前段で紹介した、いわゆるインスタグラムっぽいものとは一味違った投稿をするイラストグラマーたち。今、なぜ彼らが人気を集めているのでしょうか。 彼らの人気投稿や寄せられたコメントを見てみると、それらを見て共感したり、励まされているユーザーが多くいることが見てとれます。

 

(コメント抜粋)

うちの上司がまさにこれwww
あるある過ぎて…。。腹立つーー!!!
わかりみが強い
凹んでたとこなんで癒されました😭
泣きそう…🙏
うぅ😭ありがとう


パントビスコさん自身のインタビュー記事*2をみても、  

_リアルからヒントを得た“あるある系”をテーマにする  
_「女性」が共感できる内容を意識  
_誰も敵にしない  
_“バズ”ではなく、“共感”がじわじわ広がっていくことを想定した戦略

 

など、当初から“共感”“励まし”を意識されていたことが書かれています。上記のポイントがちゃんとユーザーの気持ちに届いたことが人気の理由なのかもしれません。

タイムラインに求められる「ゆるみ投稿」

彼らの大事なポイントである“共感”“励まし”は、今までのインスタグラムの定番であった“インスタ映え”とはちょっと結びつきにくい内容です。しかし、実際にはインスタ女子たちの中の60%近くがインスタ映え投稿に埋め尽くされるタイムラインにストレスを感じているというデータもあります*1。その反動からか、憧れの対象である「キラキラ投稿」だけではなく、自分と価値観が合って共感できたりほっとする「ゆるみ投稿」を求めて、彼らをフォローしているのではないでしょうか。

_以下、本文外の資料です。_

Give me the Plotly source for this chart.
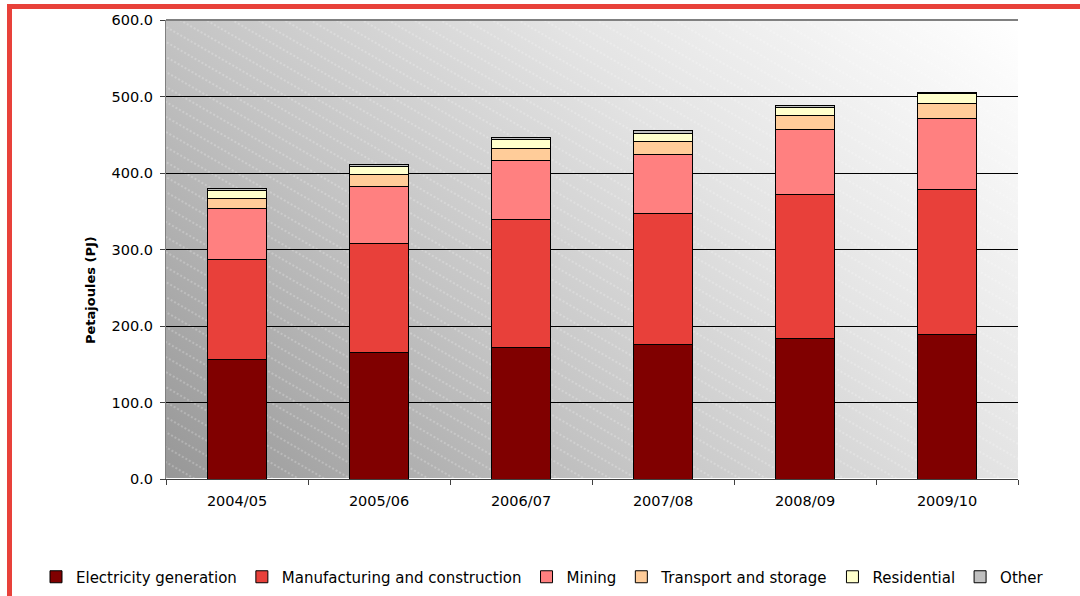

女子たちが好むファッション雑誌でも「ファッション」「ビューティー」といったメインのページとは別に、「仕事」「恋愛」といった個人の感情を表象したり、鼓舞するようなコラム記事が必ず存在します。それに鑑みてみると、インスタグラムの中に「連載コラム」的投稿が求められるようになってきたのもある意味必然なのかもしれません。 今、SNS「見る専」が多くなっている*3とも言われているなかで、インスタグラムは雑誌化していく道を歩んでいくのでしょうか…。

また、このような「ゆるみ投稿」の流行りに付随して、子育てあるあるや我が子の面白エピソードをイラストとともに投稿するママグラマーたちも増えています。 若者向けの投稿に限らず、今までTwitterが主だった子育て系投稿も、少しづつインスタグラムへと移行しているようですね。

手描き系を上手く活用したママグラマーたち

▲まめちゃんのくすっと笑えるエピソード「まめらいふ」で人気を集める横峰沙弥香さん。 パスコの「超熟ベビーキャンペーン」ともコラボされています。

すき…♥ ってなりました笑

こつばんさん(@kotsu_ban)がシェアした投稿 -

▲愛娘しーちゃんの毎日を描くこつばんさん

これからどうなっていくのか、インスタグラム。

前述のように、今まで「インスタグラム=キラキラ路線 / Twitter=あるある路線」とばかり考えられていた常識も多様化しています。このようにインスタグラムという場は日々刻々と変化しているので、これからのプロモーション企画の際にはもう少し広い視点で企画検討してみてもよいかもしれませんね!
“ソーシャル茶の間”として日本独自の進化を遂げたtwitterと同じように、インスタグラムもメイド・イン・ジャパン的進化を遂げていくのでしょうか……。今後もインスタウォッチして動向を追っていきたいと思います。